The report, which sought to gauge the types of brand controversies that offend consumers most, presented respondents with a list of 16 hypothetical brand controversies, and asked them to rank which would result in the most damning view of a company. Companies that deliberately mislead the public and companies caught falsifying accounting records to boost profits were seen in the worst light. This was followed by companies that lie about how their products work, companies whose products could potentially harm consumers and companies caught lying to shareholders.

Interestingly, even though it’s the kind of the material that drives today’s news cycle, the controversy least likely to upset consumers involved a CEO taking a political stance with which the respondent personally disagrees.

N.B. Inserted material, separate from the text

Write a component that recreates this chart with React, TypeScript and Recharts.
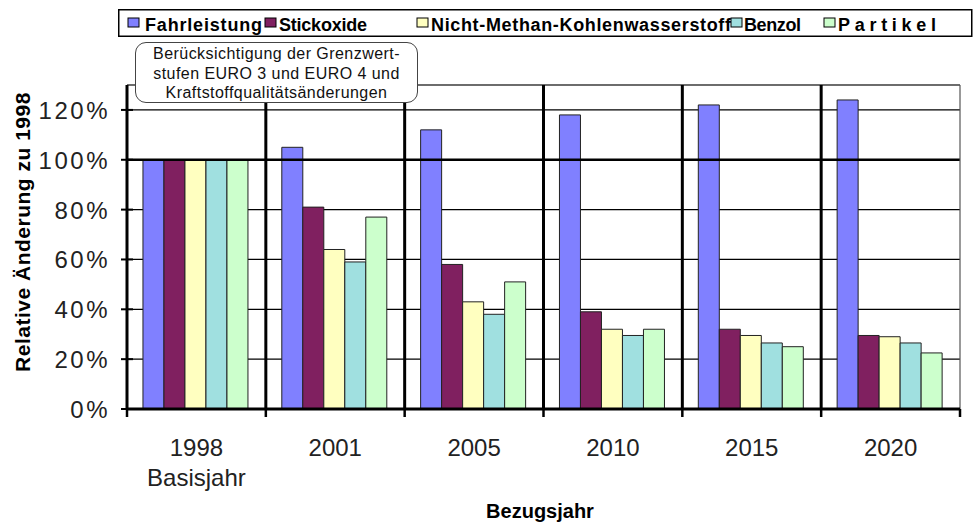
import { BarChart, Bar, XAxis, YAxis, CartesianGrid, ReferenceLine, Legend } from 'recharts'

const YEARS = ['1998', '2001', '2005', '2010', '2015', '2020']
const SUBLABELS = ['Basisjahr', '', '', '', '', '']
const FAHRLEISTUNG = [100, 105, 112, 118, 122, 124]
const STICKOXIDE = [100, 81, 58, 39, 32, 29.5]
const NMKW = [100, 64, 43, 32, 29.5, 29]
const BENZOL = [100, 59, 38, 29.5, 26.5, 26.5]
const PARTIKEL = [100, 77, 51, 32, 25, 22.5]
const Y_TICKS = [0, 20, 40, 60, 80, 100, 120]

const SERIES = [
  { key: 'fahr', name: 'Fahrleistung', color: '#8080ff', values: FAHRLEISTUNG },
  { key: 'nox', name: 'Stickoxide', color: '#802060', values: STICKOXIDE },
  { key: 'nmkw', name: 'Nicht-Methan-Kohlenwasserstoff', color: '#ffffc0', values: NMKW },
  { key: 'benzol', name: 'Benzol', color: '#a0e0e0', values: BENZOL },
  { key: 'partikel', name: 'Partikel', color: '#ccffcc', values: PARTIKEL },
]

const data = YEARS.map((year, i) => {
  const row: Record<string, string | number> = { year, mid: i + 0.5 }
  SERIES.forEach((s) => (row[s.key] = s.values[i]))
  return row
})

// Grenzen zwischen den Kategorien (0..6) und Mitten für die Beschriftung
const POS_TICKS = YEARS.flatMap((_, i) => [i, i + 0.5]).concat(YEARS.length)

const FONT = '"Liberation Sans", Arial, sans-serif'

// Legende: Position von Kästchen und Textbreite je Eintrag (relativ zur Box)
const LEGEND_LAYOUT = [
  { sw: 10, tx: 27, tw: 117 },
  { sw: 147, tx: 161, tw: 88 },
  { sw: 299, tx: 313, tw: 300 },
  { sw: 613, tx: 626, tw: 57 },
  { sw: 706, tx: 720, tw: 98 },
]

function LegendBox() {
  return (
    <svg width={856} height={29}>
      <rect x={0.75} y={0.75} width={853} height={26.5} fill="#fff" stroke="#000" strokeWidth={1.5} />
      {SERIES.map((s, i) => {
        const l = LEGEND_LAYOUT[i]
        return (
          <g key={s.key}>
            <rect x={l.sw} y={9} width={11} height={9} fill={s.color} stroke="#000" strokeWidth={1} />
            <text
              x={l.tx}
              y={22}
              textLength={l.tw}
              lengthAdjust="spacing"
              fontFamily={FONT}
              fontWeight="bold"
              fontSize={18}
              fill="#000"
            >
              {s.name}
            </text>
          </g>
        )
      })}
    </svg>
  )
}

function YTick(props: any) {
  const { x, y, payload } = props
  return (
    <g>
      <line x1={x + 19} x2={x + 25} y1={y} y2={y} stroke="#000" strokeWidth={2} />
      <text x={x + 2} y={y} dy={9} textAnchor="end" letterSpacing={2.5} fontFamily={FONT} fontSize={24} fill="#222">
        {payload.value}%
      </text>
    </g>
  )
}

function XTick(props: any) {
  const { x, y, payload } = props
  const v = payload.value as number
  if (Number.isInteger(v)) {
    return <line x1={x} x2={x} y1={y} y2={y + 8} stroke="#000" strokeWidth={2.5} />
  }
  const i = Math.floor(v)
  return (
    <g fontFamily={FONT} fontSize={24} fill="#222" textAnchor="middle">
      <text x={x} y={y + 47}>{YEARS[i]}</text>
      {SUBLABELS[i] && <text x={x} y={y + 77}>{SUBLABELS[i]}</text>}
    </g>
  )
}

export default function App() {
  return (
    <div style={{ position: 'absolute', left: 0, top: 0, width: 975, height: 524, background: '#fff' }}>
      <BarChart
        width={975}
        height={524}
        data={data}
        margin={{ top: 56, right: 15, left: 0, bottom: 55 }}
        barCategoryGap="11.5%"
        barGap={0}
      >
        <CartesianGrid vertical={false} stroke="#000" strokeWidth={1.3} />
        <XAxis
          xAxisId="pos"
          dataKey="mid"
          type="number"
          domain={[0, YEARS.length]}
          allowDataOverflow
          ticks={POS_TICKS}
          interval={0}
          tick={<XTick />}
          tickLine={false}
          tickSize={0}
          tickMargin={0}
          axisLine={{ stroke: '#000', strokeWidth: 3 }}
          height={60}
        />
        <XAxis xAxisId="cat" dataKey="year" hide height={0} />
        <YAxis
          domain={[0, 130]}
          ticks={Y_TICKS}
          interval={0}
          width={127}
          tick={<YTick />}
          tickSize={6}
          tickMargin={13}
          tickLine={{ stroke: '#000', strokeWidth: 2 }}
          axisLine={{ stroke: '#000', strokeWidth: 3 }}
        />
        <Legend
          verticalAlign="top"
          content={<LegendBox />}
          wrapperStyle={{ position: 'absolute', left: 118, top: 9, width: 856, height: 29 }}
        />
        {SERIES.map((s) => (
          <Bar
            key={s.key}
            xAxisId="cat"
            dataKey={s.key}
            name={s.name}
            fill={s.color}
            stroke="#222"
            strokeWidth={1}
            isAnimationActive={false}
          />
        ))}
        <ReferenceLine xAxisId="pos" y={130} stroke="#999" strokeWidth={1} />
        <ReferenceLine xAxisId="pos" y={100} stroke="#000" strokeWidth={2.6} />
        {YEARS.slice(1).map((_, i) => (
          <ReferenceLine key={i} xAxisId="pos" x={i + 1} stroke="#000" strokeWidth={3} />
        ))}
        <ReferenceLine xAxisId="pos" x={YEARS.length} stroke="#555" strokeWidth={1.2} />
      </BarChart>

      <div
        style={{
          position: 'absolute',
          left: 135,
          top: 42,
          width: 283,
          height: 61,
          border: '1px solid #444',
          borderRadius: 11,
          background: '#fff',
          fontFamily: FONT,
          fontSize: 16,
          letterSpacing: 0.45,
          lineHeight: '19.5px',
          textAlign: 'center',
          color: '#111',
          paddingTop: 1,
          boxSizing: 'border-box',
          whiteSpace: 'nowrap',
        }}
      >
        Berücksichtigung der Grenzwert-
        <br />
        stufen EURO 3 und EURO 4 und
        <br />
        Kraftstoffqualitätsänderungen
      </div>

      <div
        style={{
          position: 'absolute',
          left: 23,
          top: 232,
          transform: 'translate(-50%, -50%) rotate(-90deg)',
          whiteSpace: 'nowrap',
          fontFamily: FONT,
          fontWeight: 'bold',
          fontSize: 21,
          letterSpacing: 0.5,
        }}
      >
        Relative Änderung zu 1998
      </div>
      <div
        style={{
          position: 'absolute',
          left: 540,
          top: 511,
          transform: 'translate(-50%, -50%)',
          whiteSpace: 'nowrap',
          fontFamily: FONT,
          fontWeight: 'bold',
          fontSize: 20,
        }}
      >
        Bezugsjahr
      </div>
    </div>
  )
}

Morning Consult study ranks crises that offend consumers most

The Morning Consult report also broke down corporate crises into eight different categories, and asked respondents to rank which would most negatively impact their perception of a company. When it comes to the scandal most likely to polarize consumers, covering up wrongdoing took the number-one spot. This was followed by employee mistreatment, customer mistreatment, major issues with products/services and fraud. Once again, making offensive statements or taking a political stance a consumer happens to personally disagree with rounded out the bottom of the list.

Internal review best crisis response strategy

As it turns out, actions speak a lot louder than words when it comes to regaining consumer trust in the wake of a crisis. When asked to list the responses most likely to win back their trust, launching an internal investigation and making a public pledge to ensure the same mistake won’t happen again topped the list of strategies consumers prefer crisis-stricken companies take. This was followed by issuing customer refunds. Formal apologies, a staple of the crisis management toolkit, appear to often fall on deaf ears, as it appeared third from last on the list. Donating money to a relevant charity and firing the CEO was seen as the least effective strategy for handling a crisis.

A strong majority of respondents — 78 percent — also said they’re more inclined to view a company in a favorable light when a crisis is followed with the appropriate response.

The report also found that respondents identifying as Democrat were far more likely to abstain from a scandalized company’s products or services than those identifying as Republican (55 percent vs. 39 percent, respectively). And Baby Boomer respondents comprised the generation most likely to pay attention to company scandals of a political nature (70 percent), compared to 59 percent of Gen Xers, 58 percent of Millennials and 38 percent the Gen Z generation.

The Morning Consult’s report, “How to Identify and Survive a Brand Crisis,” relied on data culled from responses to online interviews with more than 2,200 U.S. adults in October.